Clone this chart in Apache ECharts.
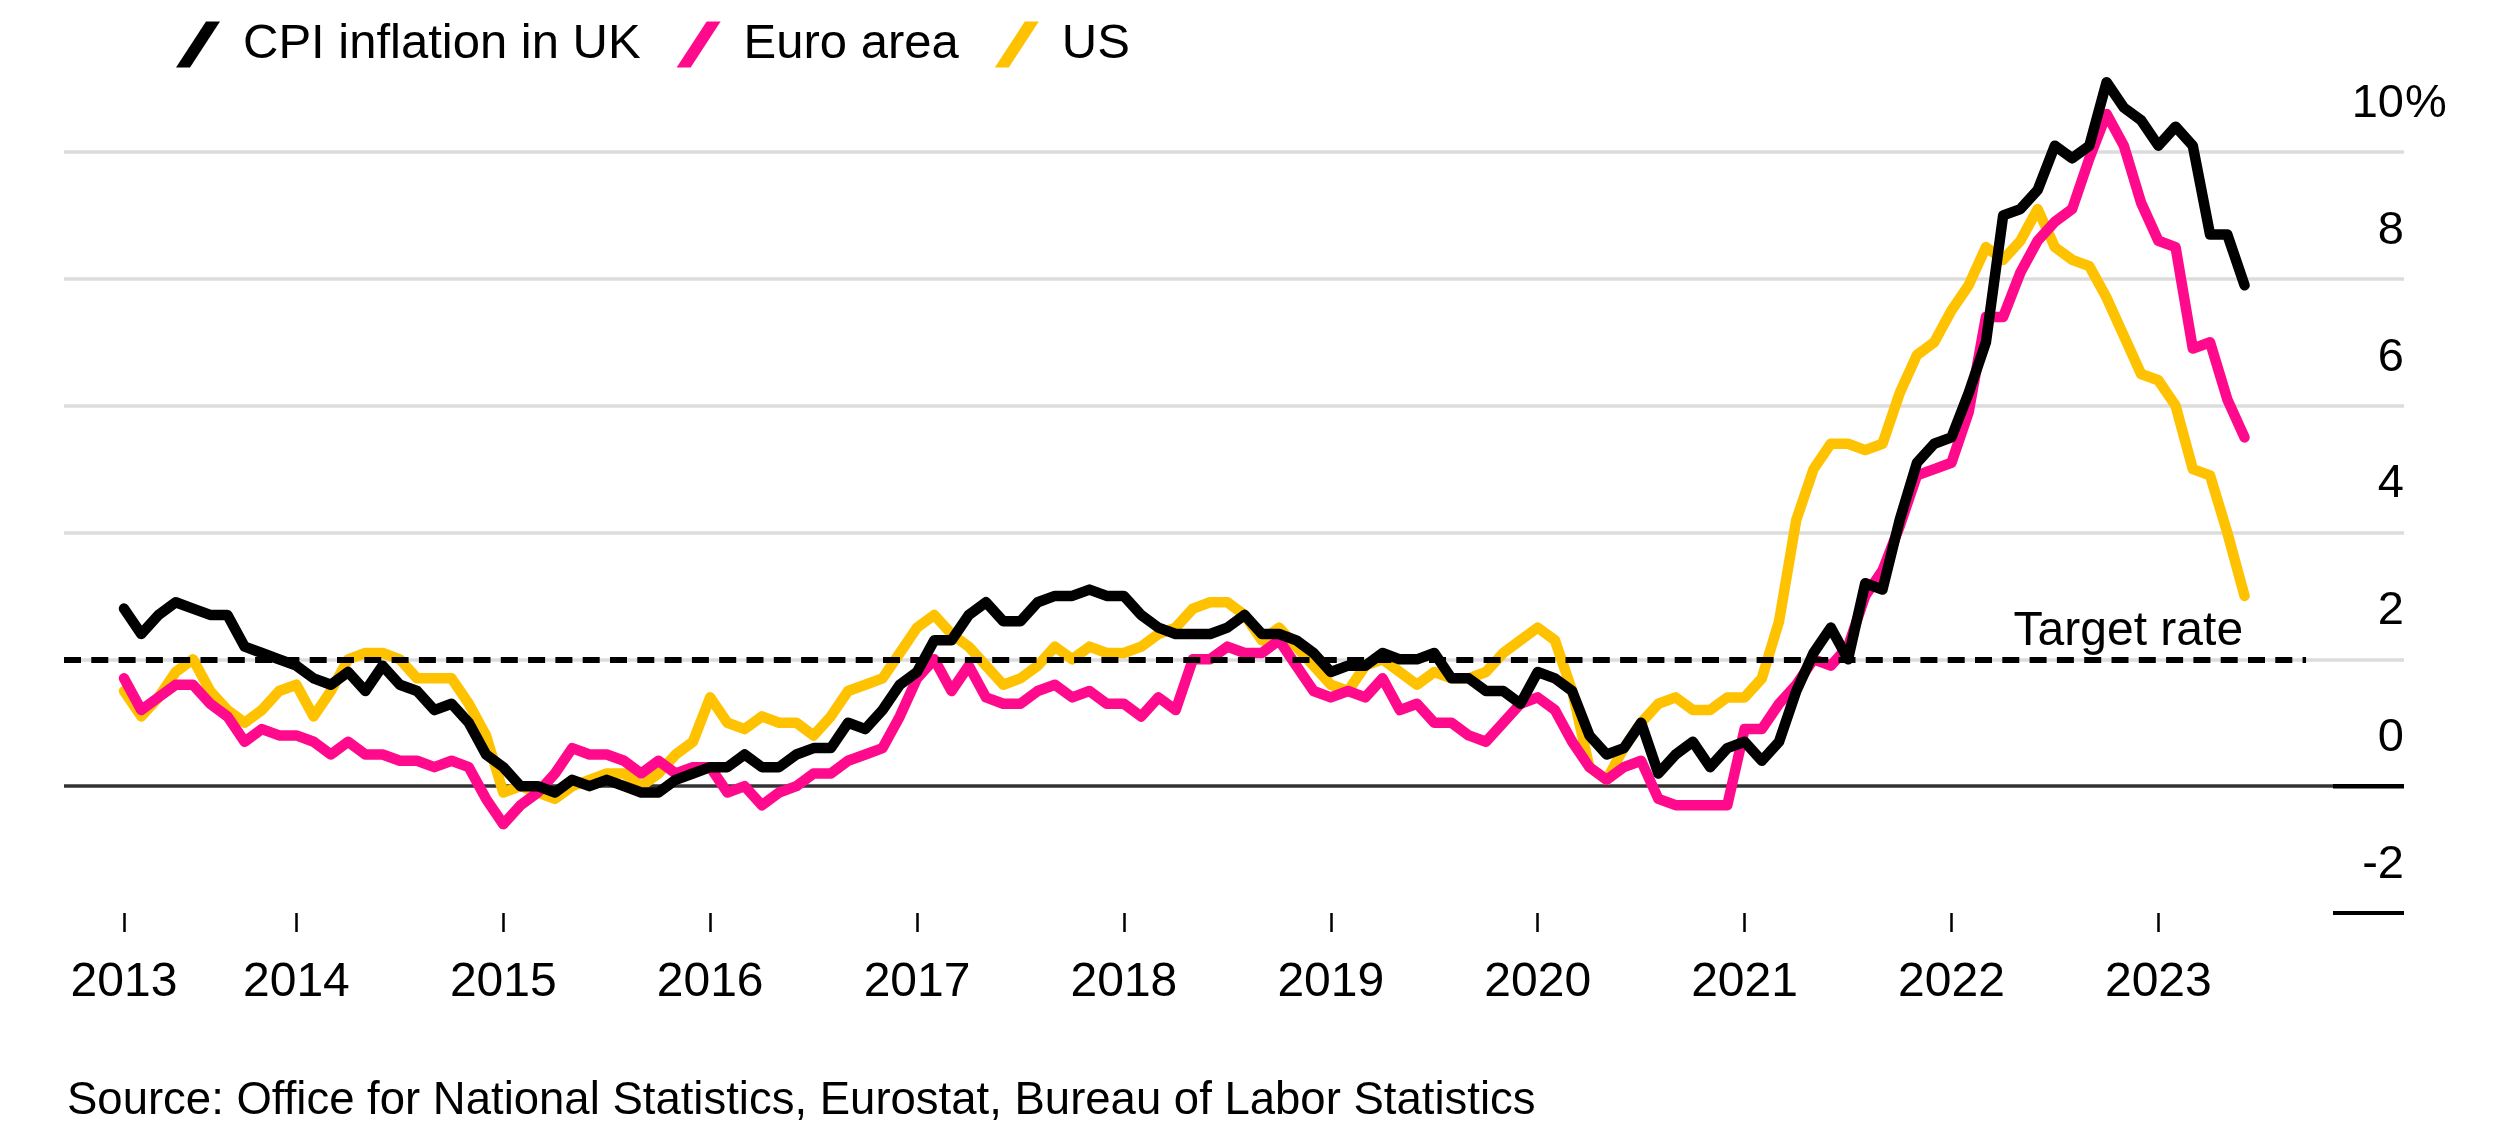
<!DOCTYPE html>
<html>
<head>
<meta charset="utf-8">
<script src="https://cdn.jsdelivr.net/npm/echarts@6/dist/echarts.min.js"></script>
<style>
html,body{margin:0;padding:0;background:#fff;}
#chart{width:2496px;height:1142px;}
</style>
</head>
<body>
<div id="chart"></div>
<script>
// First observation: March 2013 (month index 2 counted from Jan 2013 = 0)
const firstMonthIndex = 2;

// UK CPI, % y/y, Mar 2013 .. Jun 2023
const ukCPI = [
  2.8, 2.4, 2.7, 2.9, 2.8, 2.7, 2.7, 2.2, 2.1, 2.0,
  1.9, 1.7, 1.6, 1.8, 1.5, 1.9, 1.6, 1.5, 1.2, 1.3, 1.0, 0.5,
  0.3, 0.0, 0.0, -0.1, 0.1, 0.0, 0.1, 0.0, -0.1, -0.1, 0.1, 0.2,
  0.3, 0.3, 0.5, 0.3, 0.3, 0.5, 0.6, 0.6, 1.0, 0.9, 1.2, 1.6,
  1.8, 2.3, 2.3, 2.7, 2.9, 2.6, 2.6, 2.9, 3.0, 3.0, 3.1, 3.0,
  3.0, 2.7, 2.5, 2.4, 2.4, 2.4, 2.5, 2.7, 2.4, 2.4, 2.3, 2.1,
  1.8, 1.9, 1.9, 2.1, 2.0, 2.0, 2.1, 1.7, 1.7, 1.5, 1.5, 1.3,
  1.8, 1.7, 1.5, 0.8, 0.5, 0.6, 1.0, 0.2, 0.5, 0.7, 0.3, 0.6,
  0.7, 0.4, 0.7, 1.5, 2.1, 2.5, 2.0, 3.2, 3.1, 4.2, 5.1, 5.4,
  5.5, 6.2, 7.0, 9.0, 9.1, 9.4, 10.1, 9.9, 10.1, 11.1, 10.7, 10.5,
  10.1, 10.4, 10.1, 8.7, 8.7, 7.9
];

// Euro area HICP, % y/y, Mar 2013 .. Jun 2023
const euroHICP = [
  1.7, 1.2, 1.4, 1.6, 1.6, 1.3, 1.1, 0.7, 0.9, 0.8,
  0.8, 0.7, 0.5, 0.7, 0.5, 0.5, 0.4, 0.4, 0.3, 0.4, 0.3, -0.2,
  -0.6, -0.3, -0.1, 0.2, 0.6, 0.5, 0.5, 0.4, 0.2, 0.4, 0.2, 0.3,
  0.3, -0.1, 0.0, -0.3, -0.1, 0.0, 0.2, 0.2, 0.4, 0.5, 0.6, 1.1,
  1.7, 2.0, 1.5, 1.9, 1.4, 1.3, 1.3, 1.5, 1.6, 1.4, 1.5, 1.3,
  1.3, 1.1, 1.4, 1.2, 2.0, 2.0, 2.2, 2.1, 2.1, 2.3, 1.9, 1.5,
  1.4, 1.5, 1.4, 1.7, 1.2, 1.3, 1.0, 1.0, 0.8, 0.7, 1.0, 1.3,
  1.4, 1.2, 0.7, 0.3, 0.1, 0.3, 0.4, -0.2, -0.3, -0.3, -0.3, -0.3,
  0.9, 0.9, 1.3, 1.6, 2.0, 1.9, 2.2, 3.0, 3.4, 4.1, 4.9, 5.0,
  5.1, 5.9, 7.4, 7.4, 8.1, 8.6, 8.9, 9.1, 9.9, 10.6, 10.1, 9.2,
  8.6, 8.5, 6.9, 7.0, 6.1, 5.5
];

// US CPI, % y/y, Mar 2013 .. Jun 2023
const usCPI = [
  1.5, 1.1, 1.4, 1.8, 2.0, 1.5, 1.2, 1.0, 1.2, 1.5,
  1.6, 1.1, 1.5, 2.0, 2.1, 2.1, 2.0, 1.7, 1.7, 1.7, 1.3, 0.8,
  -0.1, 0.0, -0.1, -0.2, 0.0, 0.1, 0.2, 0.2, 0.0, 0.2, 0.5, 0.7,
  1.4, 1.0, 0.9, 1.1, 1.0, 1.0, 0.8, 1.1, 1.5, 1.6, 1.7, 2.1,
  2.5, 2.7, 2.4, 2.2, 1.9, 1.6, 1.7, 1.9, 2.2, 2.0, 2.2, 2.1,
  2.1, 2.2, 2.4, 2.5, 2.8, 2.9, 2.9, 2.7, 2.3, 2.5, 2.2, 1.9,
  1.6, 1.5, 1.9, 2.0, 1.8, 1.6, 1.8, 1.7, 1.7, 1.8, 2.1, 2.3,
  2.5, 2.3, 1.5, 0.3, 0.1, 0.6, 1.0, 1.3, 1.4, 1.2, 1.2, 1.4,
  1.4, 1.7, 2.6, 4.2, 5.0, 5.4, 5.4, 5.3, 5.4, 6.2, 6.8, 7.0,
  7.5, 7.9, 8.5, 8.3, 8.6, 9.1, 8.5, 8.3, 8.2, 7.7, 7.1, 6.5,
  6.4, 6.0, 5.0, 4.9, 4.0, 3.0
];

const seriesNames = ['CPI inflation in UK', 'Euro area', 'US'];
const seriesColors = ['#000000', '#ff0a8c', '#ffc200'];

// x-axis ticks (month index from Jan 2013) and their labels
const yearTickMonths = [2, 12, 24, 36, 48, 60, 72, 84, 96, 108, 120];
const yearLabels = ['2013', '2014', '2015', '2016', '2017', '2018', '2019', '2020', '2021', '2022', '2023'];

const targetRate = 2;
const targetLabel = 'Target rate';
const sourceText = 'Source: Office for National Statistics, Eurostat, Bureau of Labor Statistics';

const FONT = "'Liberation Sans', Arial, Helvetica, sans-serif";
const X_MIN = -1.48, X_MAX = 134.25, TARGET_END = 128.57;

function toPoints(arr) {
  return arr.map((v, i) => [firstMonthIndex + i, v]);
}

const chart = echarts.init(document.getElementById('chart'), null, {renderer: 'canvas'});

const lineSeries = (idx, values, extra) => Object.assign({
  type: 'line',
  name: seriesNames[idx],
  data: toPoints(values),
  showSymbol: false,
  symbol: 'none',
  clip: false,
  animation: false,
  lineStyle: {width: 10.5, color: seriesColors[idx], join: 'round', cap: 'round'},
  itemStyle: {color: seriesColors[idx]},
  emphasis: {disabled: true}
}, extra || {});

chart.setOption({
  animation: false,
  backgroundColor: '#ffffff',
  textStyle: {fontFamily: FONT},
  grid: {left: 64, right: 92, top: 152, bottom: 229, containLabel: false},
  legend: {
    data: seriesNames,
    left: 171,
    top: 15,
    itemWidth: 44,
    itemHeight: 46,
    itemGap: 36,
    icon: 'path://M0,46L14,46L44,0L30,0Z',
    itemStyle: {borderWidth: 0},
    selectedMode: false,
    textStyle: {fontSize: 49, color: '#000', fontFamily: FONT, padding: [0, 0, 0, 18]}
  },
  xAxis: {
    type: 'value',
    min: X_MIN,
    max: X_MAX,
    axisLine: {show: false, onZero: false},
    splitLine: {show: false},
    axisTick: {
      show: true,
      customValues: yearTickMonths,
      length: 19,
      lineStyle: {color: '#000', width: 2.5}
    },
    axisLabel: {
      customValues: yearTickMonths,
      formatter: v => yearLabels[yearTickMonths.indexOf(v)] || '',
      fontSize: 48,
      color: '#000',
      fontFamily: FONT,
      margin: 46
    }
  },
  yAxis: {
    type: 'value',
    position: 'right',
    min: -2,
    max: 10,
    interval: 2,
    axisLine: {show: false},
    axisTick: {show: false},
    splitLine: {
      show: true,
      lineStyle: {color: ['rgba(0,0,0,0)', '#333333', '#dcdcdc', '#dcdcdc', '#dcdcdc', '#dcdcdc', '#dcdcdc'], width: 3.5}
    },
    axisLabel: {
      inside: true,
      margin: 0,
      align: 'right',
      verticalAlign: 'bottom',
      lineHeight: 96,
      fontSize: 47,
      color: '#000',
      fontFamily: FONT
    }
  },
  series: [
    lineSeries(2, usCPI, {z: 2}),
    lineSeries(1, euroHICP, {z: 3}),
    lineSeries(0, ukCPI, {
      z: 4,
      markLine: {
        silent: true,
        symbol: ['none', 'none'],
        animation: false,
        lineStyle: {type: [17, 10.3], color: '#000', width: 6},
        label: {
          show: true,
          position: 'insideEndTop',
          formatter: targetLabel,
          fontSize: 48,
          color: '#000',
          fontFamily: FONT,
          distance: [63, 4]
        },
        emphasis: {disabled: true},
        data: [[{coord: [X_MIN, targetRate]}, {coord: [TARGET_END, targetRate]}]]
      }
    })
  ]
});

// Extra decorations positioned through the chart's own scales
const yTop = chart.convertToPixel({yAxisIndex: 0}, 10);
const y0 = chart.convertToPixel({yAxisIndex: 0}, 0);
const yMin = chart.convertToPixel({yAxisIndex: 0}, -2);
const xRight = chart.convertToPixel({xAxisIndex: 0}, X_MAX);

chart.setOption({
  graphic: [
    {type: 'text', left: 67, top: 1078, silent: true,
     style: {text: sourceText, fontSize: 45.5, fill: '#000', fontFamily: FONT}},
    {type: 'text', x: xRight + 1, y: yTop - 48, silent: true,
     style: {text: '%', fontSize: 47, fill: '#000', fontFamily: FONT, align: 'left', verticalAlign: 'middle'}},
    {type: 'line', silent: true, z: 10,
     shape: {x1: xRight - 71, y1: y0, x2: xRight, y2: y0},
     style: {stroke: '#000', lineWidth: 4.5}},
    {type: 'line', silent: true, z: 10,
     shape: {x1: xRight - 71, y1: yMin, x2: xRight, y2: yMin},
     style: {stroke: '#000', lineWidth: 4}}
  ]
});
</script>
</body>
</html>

━━━━━━━━━━━━━━━━

:: Task objective ::
Starting at the top of the listing above, please restate word for word each line up to and including the one that holds "const firstMonthIndex = 2;", omitting every image.

:: The result ::
Clone this chart in Apache ECharts.
<!DOCTYPE html>
<html>
<head>
<meta charset="utf-8">
<script src="https://cdn.jsdelivr.net/npm/echarts@6/dist/echarts.min.js"></script>
<style>
html,body{margin:0;padding:0;background:#fff;}
#chart{width:2496px;height:1142px;}
</style>
</head>
<body>
<div id="chart"></div>
<script>
// First observation: March 2013 (month index 2 counted from Jan 2013 = 0)
const firstMonthIndex = 2;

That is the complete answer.